En las aulas luchamos contra un enemigo inagotable: el aburrimiento. Todo se hace aburrido. Si hay demasiado texto para leer, aburridísimo. Si hay muchos pasos hasta llegar al final de la actividad, profundamente aburrido. Y cuando intentas que no sea aburrido, puedes perder la cabeza o diluir tanto lo que enseñas, que se acaba convirtiendo en una anécdota
No sé cuál es la solución ni qué dosis hace falta de cada cosa en este cóctel tan complejo que, recordémoslo, no han escogido a los adolescentes.

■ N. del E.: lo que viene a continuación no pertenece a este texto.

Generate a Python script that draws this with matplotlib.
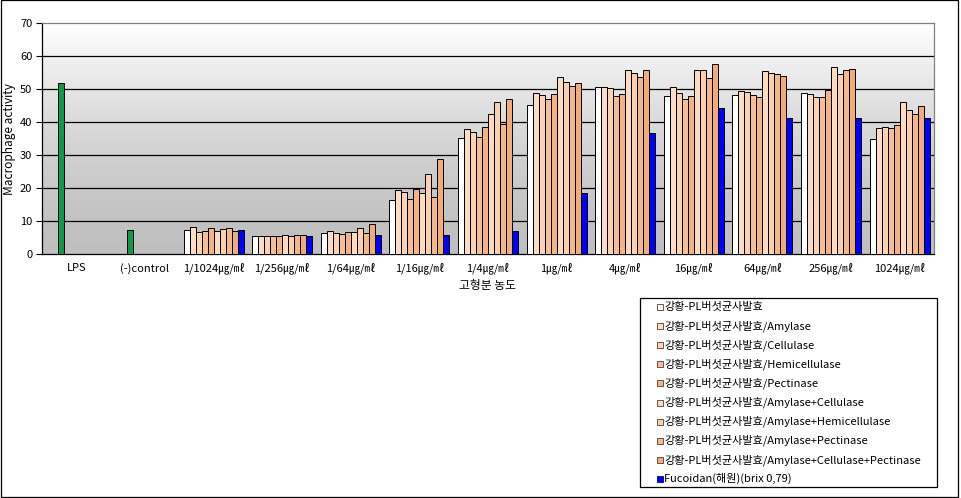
import numpy as np
import matplotlib
matplotlib.use("Agg")
import matplotlib.pyplot as plt
from matplotlib.patches import Rectangle

plt.rcParams['font.family'] = ['Noto Sans CJK KR', 'DejaVu Sans']

categories = ['LPS', '(-)control', '1/1024㎍/㎖', '1/256㎍/㎖', '1/64㎍/㎖', '1/16㎍/㎖',
              '1/4㎍/㎖', '1㎍/㎖', '4㎍/㎖', '16㎍/㎖', '64㎍/㎖', '256㎍/㎖', '1024㎍/㎖']
control_labels = ['LPS', '(-)control']
control_values = [51.9, 7.4]

series_names = [
    '강황-PL버섯균사발효',
    '강황-PL버섯균사발효/Amylase',
    '강황-PL버섯균사발효/Cellulase',
    '강황-PL버섯균사발효/Hemicellulase',
    '강황-PL버섯균사발효/Pectinase',
    '강황-PL버섯균사발효/Amylase+Cellulase',
    '강황-PL버섯균사발효/Amylase+Hemicellulase',
    '강황-PL버섯균사발효/Amylase+Pectinase',
    '강황-PL버섯균사발효/Amylase+Cellulase+Pectinase',
    'Fucoidan(해원)(brix 0,79)',
]
s1 = [7.4, 5.6, 6.4, 16.4, 35.3, 45.1, 50.6, 47.9, 48.2, 48.8, 34.8]
s2 = [8.2, 5.6, 7.0, 19.4, 38.0, 48.8, 50.6, 50.6, 49.5, 48.7, 38.2]
s3 = [6.8, 5.6, 6.6, 18.8, 37.0, 48.2, 50.3, 48.8, 49.1, 47.6, 38.6]
s4 = [7.2, 5.6, 6.2, 16.7, 35.5, 47.2, 47.9, 47.0, 48.2, 47.6, 38.2]
s5 = [7.9, 5.6, 6.9, 19.9, 38.5, 48.6, 48.7, 47.9, 47.6, 49.9, 39.1]
s6 = [7.2, 5.9, 6.8, 18.5, 42.4, 53.7, 55.7, 55.8, 55.4, 56.7, 46.1]
s7 = [7.6, 5.6, 8.1, 24.3, 46.1, 52.1, 54.8, 55.8, 54.8, 54.5, 43.6]
s8 = [7.9, 5.9, 6.6, 17.3, 39.6, 50.9, 53.6, 53.3, 54.7, 55.8, 42.4]
s9 = [7.1, 5.9, 9.1, 28.8, 47.0, 51.8, 55.7, 57.6, 54.0, 56.1, 44.8]
fucoidan = [7.4, 5.6, 5.7, 5.8, 7.1, 18.6, 36.8, 44.3, 41.3, 41.3, 41.3]
series = [s1, s2, s3, s4, s5, s6, s7, s8, s9, fucoidan]

colors = ['#FFFFFF', '#FCDCC4', '#FAD2B4', '#F6BE98', '#F4B285',
          '#FCDBC0', '#FAD0B0', '#F2B88C', '#F2AC78', '#0000FF']
green = '#0E9A48'

W, H = 961, 498
fig = plt.figure(figsize=(W / 100, H / 100), dpi=100)
ax = fig.add_axes([42 / W, 1 - 254.3 / H, (934 - 42) / W, (254.3 - 23.3) / H])

# gradient background
f = np.linspace(0, 1, 256).reshape(-1, 1)
g = 0.75 + 0.25 * f ** 1.5
img = np.dstack([g, g, g])
ax.imshow(img, extent=[0, 1, 0, 1], transform=ax.transAxes, origin='lower',
          aspect='auto', zorder=0)

n = len(series)
bw = 0.0875
x = np.arange(len(categories))
conc_x = x[2:]
for i, (vals, c) in enumerate(zip(series, colors)):
    ax.bar(conc_x + (i - (n - 1) / 2) * bw, vals, width=bw, color=c,
           edgecolor='black', linewidth=0.7, zorder=3)
ax.bar(x[:2] + (2 - (n - 1) / 2) * bw, control_values, width=bw, color=green,
       edgecolor='black', linewidth=0.7, zorder=3)

ax.set_xlim(-0.5, len(categories) - 0.5)
ax.set_ylim(0, 70)
ax.set_yticks(range(0, 71, 10))
for yv in range(10, 70, 10):
    ax.axhline(yv, color='black', linewidth=0.9, zorder=1)
ax.set_xticks(x)
ax.set_xticklabels(categories, fontsize=8)
ax.tick_params(axis='x', length=0, pad=6)
ax.tick_params(axis='y', length=4, width=0.8, labelsize=8, pad=3, direction='out')
for s in ['left', 'bottom']:
    ax.spines[s].set_color('black')
    ax.spines[s].set_linewidth(0.9)
for s in ['top', 'right']:
    ax.spines[s].set_color('#808080')
    ax.spines[s].set_linewidth(0.9)
ax.set_ylabel('Macrophage activity', fontsize=8.5)
ax.yaxis.set_label_coords(-26 / (934 - 42), 0.5)
fig.text(488 / W, 1 - 285 / H, '고형분 농도', ha='center', va='center', fontsize=8.5)

# legend (manual box)
lx0, ly0, lx1, ly1 = 640, 298, 937, 487
fig.patches.append(Rectangle((lx0 / W, 1 - ly1 / H), (lx1 - lx0) / W, (ly1 - ly0) / H,
                             transform=fig.transFigure, facecolor='white',
                             edgecolor='black', linewidth=0.9, zorder=5))
for i, (name, c) in enumerate(zip(series_names, colors)):
    yc = 307 + i * 19.1
    ec = '#000080' if i == 9 else '#5a3a2a'
    fig.patches.append(Rectangle((657 / W, 1 - (yc + 3) / H), 6 / W, 6 / H,
                                 transform=fig.transFigure, facecolor=c,
                                 edgecolor=ec, linewidth=0.6, zorder=6))
    fig.text(664 / W, 1 - yc / H, name, ha='left', va='center', fontsize=8, zorder=7)

# outer border
fig.patches.append(Rectangle((0.5 / W, 1 - 497 / H), 957.5 / W, 496.5 / H,
                             transform=fig.transFigure, facecolor='none',
                             edgecolor='black', linewidth=0.9, zorder=8))

fig.savefig('out.png', dpi=100)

Como tampoco escogieron a los jóvenes que crecían justo después de la crisis del 2008, que en el mundo reinara la idea acaparadora que hicieran lo que hicieran, no les serviría de nada. A veces comentamos con los compañeros cuán diferentes eran los exámenes que hacíamos hace unos cuantos años en las mismas materias que impartimos ahora. Hemos ido reduciendo contenidos y exigencia, como si eso no fuera una manera de subestimarlos. Incluso se llegó a plantear si había que hacer exámenes. Y lo escribo y parece muy obvio, pero no pasa nada porque escuchen, tomen apuntes, tengan deberes, hagan trabajos individualmente y tengan tardes en que tienen que estudiar, y eso no es incompatible con el trabajo por proyectos (que quizás nos tendríamos que plantear si sabemos hacer lo bastante bien). Y tampoco pasa nada porque se aburran un poco, a veces aprender también va de eso. Ahora tengo un grupo de alumnos aficionados a la filosofía. No tienen nunca suficiente, son críticos, son inquietos. Quiero decir que hay una esencia, inherente al momento vital en que se encuentran, que tenemos que saber aprovechar. Y repensar lo que haga falta, evidentemente, desde las aulas hacia arriba, que al final es donde se cuece todo. Pero no nos podemos permitir que se nos coma, maliciosa, la rejodida inercia.